The mechanism of the uncoupling of oxidative phosphorylation in rat liver mitochondria by gramicidin and truncated gramicidin derivatives was investigated. The derivatives desformylgramicidin and des(formylvalyl)gramicidin are not expected to form head to head, dimeric, ion-conducting channels, and thus allow an evaluation of the relevance of the stimulation of transmembrane cation conductance (and the resulting collapse of the proton electrochemical gradient) to the uncoupling of oxidative phosphorylation. When assayed for the enhancement of the passive diffusion of KSCN, gramicidin was 100-fold more potent than desformylgramicidin and 50-fold more potent than des(formylvalyl)gramicidin.

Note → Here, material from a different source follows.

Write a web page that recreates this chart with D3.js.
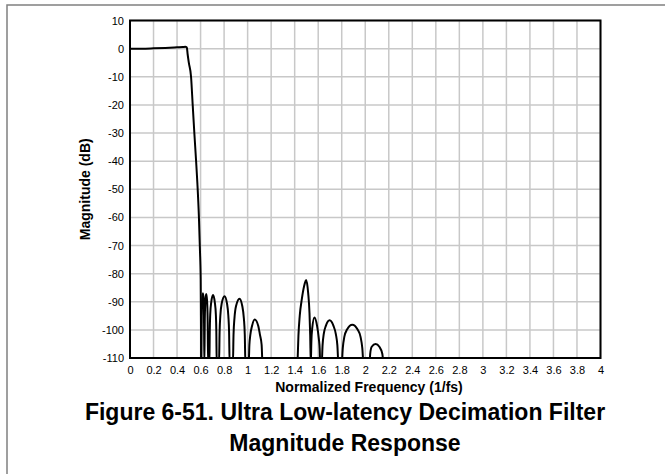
<!DOCTYPE html>
<html><head><meta charset="utf-8">
<script src="https://cdn.jsdelivr.net/npm/d3@7"></script>
<style>body{margin:0;background:#fff;} text{font-family:"Liberation Sans",Arial,sans-serif;}</style>
</head><body><svg id="c" width="665" height="474"></svg>
<script>
const xTicks = [0,0.2,0.4,0.6,0.8,1,1.2,1.4,1.6,1.8,2,2.2,2.4,2.6,2.8,3,3.2,3.4,3.6,3.8,4];
const xTickLabels = ["0","0.2","0.4","0.6","0.8","1","1.2","1.4","1.6","1.8","2","2.2","2.4","2.6","2.8","3","3.2","3.4","3.6","3.8","4"];
const yTicks = [10,0,-10,-20,-30,-40,-50,-60,-70,-80,-90,-100,-110];
const yTickLabels = ["10","0","-10","-20","-30","-40","-50","-60","-70","-80","-90","-100","-110"];
const xTitle = "Normalized Frequency (1/fs)";
const yTitle = "Magnitude (dB)";
const titleLines = ["Figure 6-51. Ultra Low-latency Decimation Filter","Magnitude Response"];

// frequency (1/fs) and magnitude (dB)
const passbandFreq = [0,0.1,0.2,0.3,0.4,0.45,0.47,0.483,0.49,0.5,0.519,0.533,0.547,0.562,0.573,0.586,0.595,0.601,0.603,0.605];
const passbandDb   = [0,0,0.1,0.25,0.45,0.55,0.65,0.4,-2,-5,-10,-20,-30,-40,-48,-60,-72,-82,-95,-112];
const stopband1Freq = [0.606,0.610,0.614,0.620,0.626,0.629,0.632,0.636,0.641,0.648,0.655,0.660,0.664,
  0.675,0.678,0.682,0.6905,0.706,0.721,0.730,0.734,0.737,
  0.757,0.7615,0.768,0.7795,0.804,0.8245,0.836,0.8425,0.847,
  0.875,0.880,0.888,0.9015,0.931,0.9545,0.968,0.976,0.981,
  1.009,1.015,1.023,1.038,1.060,1.09,1.105,1.119,1.125];
const stopband1Db = [-112,-95,-89,-87,-89,-95,-112,-96,-89.5,-87.2,-89.5,-96,-112,
  -112,-100.6,-94.6,-90.2,-87.6,-90.2,-94.6,-100.6,-112,
  -112,-101,-95,-90.6,-88,-90.6,-95,-101,-112,
  -112,-101.9,-95.9,-91.5,-88.9,-91.5,-95.9,-101.9,-112,
  -112,-105.3,-101.8,-98.5,-96.3,-98.5,-101.8,-105.3,-112];
const stopband2Freq = [1.424,1.432,1.443,1.461,1.480,1.498,1.515,1.526,1.532,1.537,
  1.542,1.549,1.568,1.59,1.605,1.613,1.617,
  1.63,1.637,1.647,1.665,1.697,1.73,1.75,1.763,1.772,
  1.80,1.809,1.822,1.845,1.89,1.935,1.96,1.975,1.985,
  2.036,2.042,2.055,2.088,2.12,2.145,2.154];
const stopband2Db = [-112,-102,-95,-89,-84.5,-82.3,-87,-94,-102,-112,
  -104,-99.5,-95.6,-98.5,-103,-107,-112,
  -112,-105.5,-101.5,-98.6,-96.6,-98.6,-101.5,-105.5,-112,
  -112,-106.5,-102.5,-99.9,-98.2,-99.9,-102.5,-106.5,-112,
  -112,-108.5,-106,-105,-106,-108.5,-112];

const svg = d3.select("#c");
const L = 130, R = 600.5, T = 20.5, B = 358;
const x = d3.scaleLinear().domain([0,4]).range([L,R]);
const y = d3.scaleLinear().domain([-110,10]).range([B,T]);

// outer frame
svg.append("rect").attr("x",7).attr("y",5).attr("width",700).attr("height",520)
  .attr("fill","none").attr("stroke","#808080").attr("stroke-width",1.5);

// grid
const g = svg.append("g");
g.selectAll(".vx").data(xTicks).join("line")
  .attr("x1",d=>x(d)).attr("x2",d=>x(d)).attr("y1",T).attr("y2",B)
  .attr("stroke","#c8c8c8").attr("stroke-width",1.5);
g.selectAll(".hy").data(yTicks).join("line")
  .attr("y1",d=>y(d)).attr("y2",d=>y(d)).attr("x1",L).attr("x2",R)
  .attr("stroke","#c8c8c8").attr("stroke-width",1.5);

// axes
const xAxis = d3.axisBottom(x).tickValues(xTicks).tickSize(0).tickPadding(8)
  .tickFormat((d,i)=>xTickLabels[i]);
const xa = svg.append("g").attr("transform",`translate(0,${B})`).call(xAxis);
xa.select(".domain").remove();
xa.selectAll("text").attr("font-size",11).attr("fill","#000").attr("font-family","Liberation Sans, Arial, sans-serif");
const yAxis = d3.axisLeft(y).tickValues(yTicks).tickSize(0).tickPadding(6)
  .tickFormat((d,i)=>yTickLabels[i]);
const ya = svg.append("g").attr("transform",`translate(${L},0)`).call(yAxis);
ya.select(".domain").remove();
ya.selectAll("text").attr("font-size",11).attr("fill","#000").attr("font-family","Liberation Sans, Arial, sans-serif");

// clip
svg.append("clipPath").attr("id","clip").append("rect")
  .attr("x",L).attr("y",T).attr("width",R-L).attr("height",B-T);

const line = d3.line().x(d=>x(d[0])).y(d=>y(d[1])).curve(d3.curveMonotoneX);
const series = [
  passbandFreq.map((f,i)=>[f,passbandDb[i]]),
  stopband1Freq.map((f,i)=>[f,stopband1Db[i]]),
  stopband2Freq.map((f,i)=>[f,stopband2Db[i]])
];
svg.append("g").attr("clip-path","url(#clip)").selectAll("path").data(series).join("path")
  .attr("d",line).attr("fill","none").attr("stroke","#000").attr("stroke-width",2)
  .attr("stroke-linejoin","round");

// plot border
svg.append("rect").attr("x",L).attr("y",T).attr("width",R-L).attr("height",B-T)
  .attr("fill","none").attr("stroke","#000").attr("stroke-width",2);

// axis titles
svg.append("text").attr("x",369).attr("y",392).attr("text-anchor","middle")
  .attr("font-size",14).attr("font-weight","bold").text(xTitle);
svg.append("text").attr("transform",`translate(90,${(T+B)/2}) rotate(-90)`).attr("text-anchor","middle")
  .attr("font-size",14).attr("font-weight","bold").text(yTitle);

// figure caption
svg.selectAll(".cap").data(titleLines).join("text")
  .attr("x",345).attr("y",(d,i)=>420+i*31).attr("text-anchor","middle")
  .attr("font-size",23).attr("font-weight","bold").text(d=>d);
</script></body></html>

Yet, in a medium devoid of alkalai cations, all three compounds were nearly equally potent uncouplers at low concentrations. Moreover, this uncoupling was not associated with stimulation of cation transport or a reduction of the magnitude of the proton electrochemical potential. In the same medium, gramicidin stimulated 86Rb uptake 50-fold more than desformylgramicidin and 10 times more than des(formylvalyl)gramicidin. At higher concentrations, gramicidin induced further uncoupling, which was associated with reduction of membrane potential (and presumably with transport of alkali cations), while the truncated derivatives were considerably less effective than gramicidin in this range. Thus, with the truncated derivatives, a better separation between decoupling (i.e., uncoupling not associated with reduction of .DELTA..cxa..mu.H) and uncoupling is observed. In the same medium, gramicidin, but not the truncated derivatives, strongly inhibits the formation of both the membrane potential and .DELTA.pH by the H+-ATPase. This finding suggests direct interaction of gramicidin with the H+-ATPase. The truncated derivatives stimulated the ATPase without collapsing the membrane potential. We conclude that decoupling of oxidative phosphorylation by gramicidin does not depend on transmembrane cation transport but results from specific interference with direct proton transfer to the H+-ATPase.